Возникла парадоксальная ситуация. С одной стороны, Какоулин подписывал смертные приговоры жителям, обвиненным в поддержке Соловьева. С другой, тот же Какоулин целенаправленно мешал Голикову нанести решительное поражение атаману, чтобы победа восемнадцати летнего мальчишки не навела Москву на мысль поставить Аркадия Петровича во главе губернского штаба ЧОН.
Сейчас, когда известен истинный облик многих «твердокаменных большевиков», одни из которых состояли на содержании немецкой разведки, а другие копили в сейфах кремлевских кабинетов царское золото для семейных нужд, я не исключаю материальной заинтересованности Какоулина в том, чтобы Аркадий Петрович потерпел крах.
Война на два фронта для будущего писателя продолжалась. При этом война с начальством становились опаснее борьбы с казачьим атаманом.
Три «недреманных ока»
Сознавало ли губернское начальство, что Голиков поставлен в невыносимые условия? Конечно. Оно этого и добивалось. Но у Какоулина и его окружения нарастал страх перед Голиковым. Начальство хотело получать непрерывную информацию. Оно желало знать, что Голиков делает в каждый час своего пребывания в Ачинско-Минусинском районе. Но телефона у Аркадия Петровича не было. Телеграфа тоже. Посылать дважды в день гонцов за 50-100 километров с докладом о себе Голиков не имел возможности: его наличные силы насчитывали всего сорок человек. При этом увеличивать численность батальона командование не собиралось. И оно (напоминаю) нашло хитроумный выход.
Вместо пополнения к отряду Голикова были прикомандированы три… милиционера. У них не было полномочий для участия в боевых действиях. Милиционеры несли фельдъегерскую службу. Они забирали донесения от Голикова, доставляли в Ужур, получали ответные распоряжения и передавали их Аркадию Петровичу. При этом все было продумано до мелочей.
Пока один фельдъегерь нес донесение от Голикова в Ужур, к ближнему начальству, а второй – приказы из У жура к Голикову от того же начальства, третий фельдъегерь неотлучно оставался с Аркадием Петровичем.
Их работа гарантировала не только доставку секретной переписки, но и то обстоятельство, что Голиков не будет самостоятельно общаться с внешним миром. Мало того, официально находясь возле Голикова, фельдъегери наблюдали повседневную жизнь комбата. Они докладывали о ней в штабе Сибсводотряда в ожидании ответной почты.
Победа на два фронта
Население просит о помощи
Соловьев продолжал терроризировать и разорять Хакасию. Атаман входил в относительно зажиточное селение, его подручные выносили из домов одежду, утварь, посуду, кухонные принадлежности, продовольственные запасы. Обозами по десять-двадцать подвод Соловьев увозил награбленное в лес.

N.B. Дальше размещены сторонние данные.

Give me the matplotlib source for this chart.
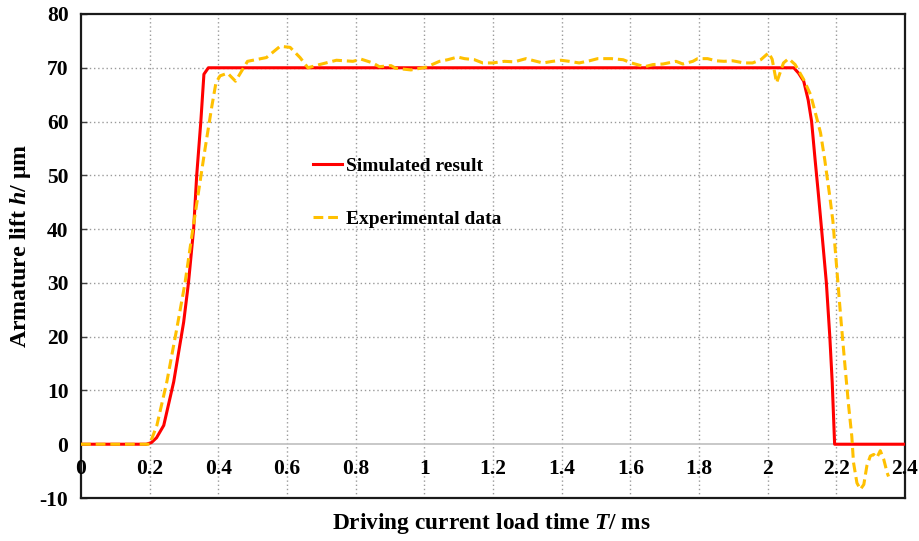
import matplotlib
matplotlib.use("Agg")
import matplotlib.pyplot as plt
import matplotlib.transforms as mtransforms

# ---- data ----
sim_t = [0, 0.19, 0.205, 0.22, 0.241, 0.27, 0.299, 0.313, 0.328, 0.337, 0.349, 0.358, 0.371,
         2.076, 2.09, 2.105, 2.118, 2.128, 2.138, 2.147, 2.157, 2.171, 2.181, 2.188, 2.195, 2.4]
sim_h = [0, 0, 0.3, 1.2, 3.5, 11.6, 22.7, 30, 40, 50, 60, 68.8, 70,
         70, 69, 67.5, 64, 60, 53, 47, 40, 30, 20, 11.5, 0, 0]

exp_t = [0, 0.2, 0.221, 0.25, 0.279, 0.303, 0.323, 0.342, 0.361, 0.381, 0.393, 0.405, 0.427,
         0.45, 0.485, 0.54, 0.58, 0.609, 0.638, 0.661, 0.695, 0.744, 0.792, 0.816, 0.85, 0.869,
         0.903, 0.917, 0.961, 1.005, 1.044, 1.068, 1.097, 1.117, 1.146, 1.17, 1.199, 1.233, 1.262,
         1.296, 1.32, 1.345, 1.374, 1.398, 1.422, 1.451, 1.481, 1.505, 1.545, 1.579, 1.603, 1.642,
         1.666, 1.695, 1.733, 1.753, 1.782, 1.796, 1.825, 1.849, 1.873, 1.898, 1.931, 1.956, 1.98,
         2.003, 2.013, 2.026, 2.046, 2.061, 2.08, 2.105, 2.125, 2.139, 2.154, 2.166, 2.18, 2.19,
         2.203, 2.214, 2.226, 2.236, 2.245, 2.25, 2.26, 2.27, 2.28, 2.289, 2.299, 2.309, 2.318,
         2.328, 2.338, 2.348, 2.352]
exp_h = [0, 0, 3.5, 11.6, 21.5, 30, 38.8, 46.8, 54.8, 62.8, 67.2, 68.5, 69,
         67.5, 71.2, 71.9, 74, 73.8, 71.9, 70, 70.6, 71.4, 71.2, 71.6, 70.9, 70.2,
         70.4, 69.9, 69.6, 70.1, 71.2, 71.5, 72, 71.7, 71.5, 70.9, 70.9, 71.2, 71.1,
         71.7, 71.3, 70.9, 71.2, 71.4, 71.2, 70.9, 71.3, 71.7, 71.7, 71.5, 70.9, 70.2,
         70.6, 70.7, 71.2, 70.7, 71.2, 71.7, 71.7, 71.3, 71.2, 71.3, 70.9, 70.9, 71.5,
         72.8, 71.6, 67.2, 70.9, 71.7, 70.6, 67.8, 65, 61.6, 57.9, 53, 46.5, 41.5,
         31.3, 22.7, 14, 7, 1.5, -3.4, -7.2, -8.4, -7.5, -4, -2.2, -1.9, -2.5,
         -1.2, -2.8, -5.3, -6]

x_ticks = [0, 0.2, 0.4, 0.6, 0.8, 1, 1.2, 1.4, 1.6, 1.8, 2, 2.2, 2.4]
x_labels = ["0", "0.2", "0.4", "0.6", "0.8", "1", "1.2", "1.4", "1.6", "1.8", "2", "2.2", "2.4"]
y_ticks = [-10, 0, 10, 20, 30, 40, 50, 60, 70, 80]
y_labels = ["-10", "0", "10", "20", "30", "40", "50", "60", "70", "80"]

# ---- style ----
plt.rcParams['font.family'] = ['Liberation Serif', 'DejaVu Serif']
plt.rcParams['font.weight'] = 'bold'
plt.rcParams['mathtext.fontset'] = 'custom'
plt.rcParams['mathtext.it'] = 'Liberation Serif:bold:italic'
plt.rcParams['mathtext.rm'] = 'Liberation Serif:bold'

W, H = 919, 541
fig = plt.figure(figsize=(W / 100, H / 100), dpi=100)
ax = fig.add_axes([81 / W, 1 - 498 / H, (905 - 81) / W, (498 - 14) / H])

ax.set_xlim(0, 2.4)
ax.set_ylim(-10, 80)

# grid
for xt in x_ticks[1:-1]:
    ax.axvline(xt, color='#9a9a9a', lw=1.0, ls=(0, (1, 2)), zorder=0)
for yt in y_ticks[1:-1]:
    if yt == 0:
        ax.axhline(0, color='#c4c4c4', lw=1.3, zorder=0.5)
    else:
        ax.axhline(yt, color='#9a9a9a', lw=1.0, ls=(0, (1, 2)), zorder=0)

ax.plot(sim_t, sim_h, color='#FF0000', lw=2.2, zorder=3, label='Simulated result')
ax.plot(exp_t, exp_h, color='#FFC000', lw=2.2, ls=(0, (3.2, 1.6)), zorder=4,
        label='Experimental data')

# y ticks
ax.set_yticks(y_ticks)
ax.set_yticklabels(y_labels, fontsize=15.5, fontweight='bold')
ax.tick_params(axis='y', direction='in', length=4, width=1, color='#404040', pad=9)

# x tick labels placed along the y=0 line
ax.set_xticks([])
off = mtransforms.offset_copy(ax.transData, fig=fig, x=0, y=-24.5, units='dots')
for xt, lab in zip(x_ticks, x_labels):
    ax.text(xt, 0, lab, transform=off, ha='center', va='center', fontsize=15.5,
            fontweight='bold', zorder=5, clip_on=False)

for s in ax.spines.values():
    s.set_linewidth(1.6)
    s.set_color('#1a1a1a')

fig.text(491 / W, 1 - 524 / H, r'Driving current load time $T$/ ms',
         ha='center', va='center', fontsize=16.8, fontweight='bold')
fig.text(21 / W, 1 - 246 / H, r'Armature lift $h$/ μm', ha='center', va='center',
         rotation=90, fontsize=17.2, fontweight='bold')

leg = ax.legend(loc='upper left', bbox_to_anchor=(313 / W, 1 - 157.5 / H),
                bbox_transform=fig.transFigure, frameon=False,
                handlelength=1.5, handletextpad=0.2, labelspacing=1.82,
                borderpad=0, borderaxespad=0, prop={'weight': 'bold', 'size': 14})

fig.savefig('out.png', dpi=100, facecolor='white')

До приезда Голикова атаман разорял селения безнаказанно. Даже складывалось впечатление, что Соловьев с кем-то из властей своей добычей делится, потому что кто-то ему эту безнаказанность обеспечивал.
До революции 1917 года Сибирь считалась краем обильным. Каждый мог взять себе столько земли, сколько был способен обработать. Люди содержали громадные стада лошадей, коров, овец. Большим подспорьем была пушная охота. Существовал уникальный промысел – шишкование, собирание кедровых орехов, которые считались важным продуктом питания.
Понятно, что немалую часть своих сбережений жители держали в золотых и серебряных монетах, приобретали и хранили ювелирные изделия. Многие из них имели музейно-историческую ценность. При этом до начала Гражданской войны жилища не запирались. Воровство и тем более грабеж были редкостью. После свержения царя запреты на изъятие, хищения чужой собственности рухнули. Соловьева это устраивало.
С появлением Голикова в Ачинско-Минусинском районе количество налетов на селения сократилось. Бойцы Голикова и он сам моментально выезжали в ограбленные деревни. Там они наводили справки, в какую сторону направились грабители, и мчались следом. Попытка догнать иногда превращалась в многодневную гонку. Бывало, что Голиков со своим отрядом шел по тайге с малыми остановками по сто и полтораста километров.
Соловьев и его подручные начали Голикова бояться. Местное население стало молодого командира поддерживать. В селениях его запросто звали Аркашкой. Перемена обстановки грозила Соловьеву катастрофой. Ведь только у местных жителей Соловьев получал или отбирал продовольствие и менял своих загнанных коней на отдохнувших.